Preserving the Privacy of Reward Functions in MDPs through Deception
Shashank Reddy Chirra, Pradeep Varakantham, Praveen Paruchuri
TL;DR
The paper addresses the privacy of reward functions in MDP-based planning when decisions are observable and susceptible to IRL-based reward reconstruction. It shows that existing deception-based methods like MEIR leak reward information and proposes the Max Misinformation (MM) algorithm, which uses a carefully constructed anti-reward to simulate suboptimal trajectories while preserving a minimum expected reward $E_{min}$. MM is formulated as a (primal-dual) optimization, implementable via LP in discrete settings or primal-dual descent in continuous spaces, and enables generating anti-rewards through occupancy-measure or trajectory-distribution distances (with divergences such as $f$-divergences or IPMs). Empirically, MM outperforms DP-based privacy methods and prior deception approaches across Cybersecurity, Four Rooms, Frozen Lake, and Random MDP domains, and remains robust against observers who anticipate deception, thereby offering a practical approach to privacy-preserving reward learning in security-critical RL tasks.
Abstract
Preserving the privacy of preferences (or rewards) of a sequential decision-making agent when decisions are observable is crucial in many physical and cybersecurity domains.
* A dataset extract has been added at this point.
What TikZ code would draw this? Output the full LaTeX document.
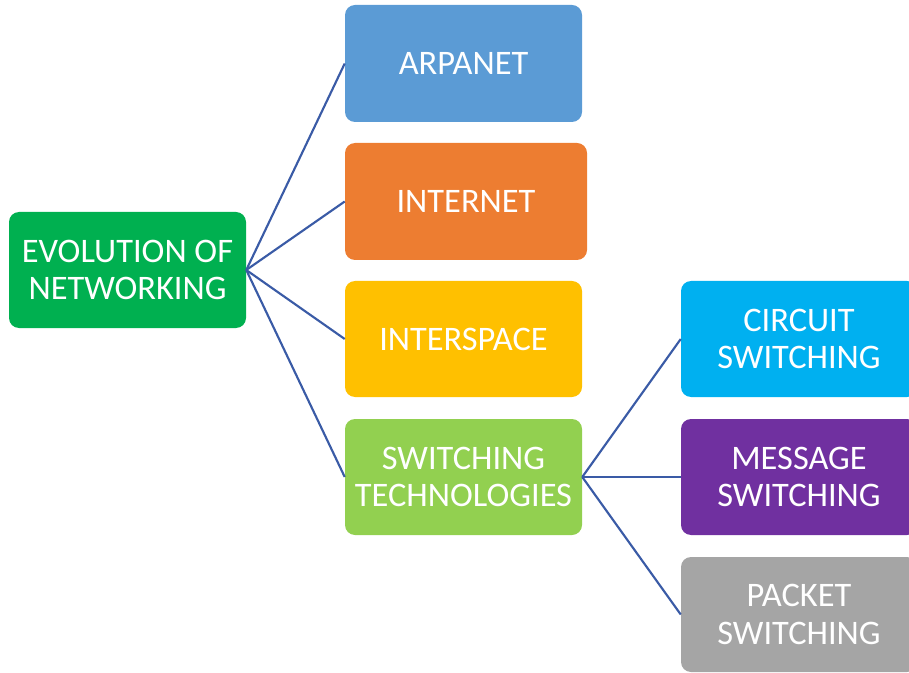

For instance, in wildlife monitoring, agents must allocate patrolling resources without revealing animal locations to poachers. This paper addresses privacy preservation in planning over a sequence of actions in MDPs, where the reward function represents the preference structure to be protected. Observers can use Inverse RL (IRL) to learn these preferences, making this a challenging task. Current research on differential privacy in reward functions fails to ensure guarantee on the minimum expected reward and offers theoretical guarantees that are inadequate against IRL-based observers. To bridge this gap, we propose a novel approach rooted in the theory of deception. Deception includes two models: dissimulation (hiding the truth) and simulation (showing the wrong). Our first contribution theoretically demonstrates significant privacy leaks in existing dissimulation-based methods. Our second contribution is a novel RL-based planning algorithm that uses simulation to effectively address these privacy concerns while ensuring a guarantee on the expected reward. Experiments on multiple benchmark problems show that our approach outperforms previous methods in preserving reward function privacy.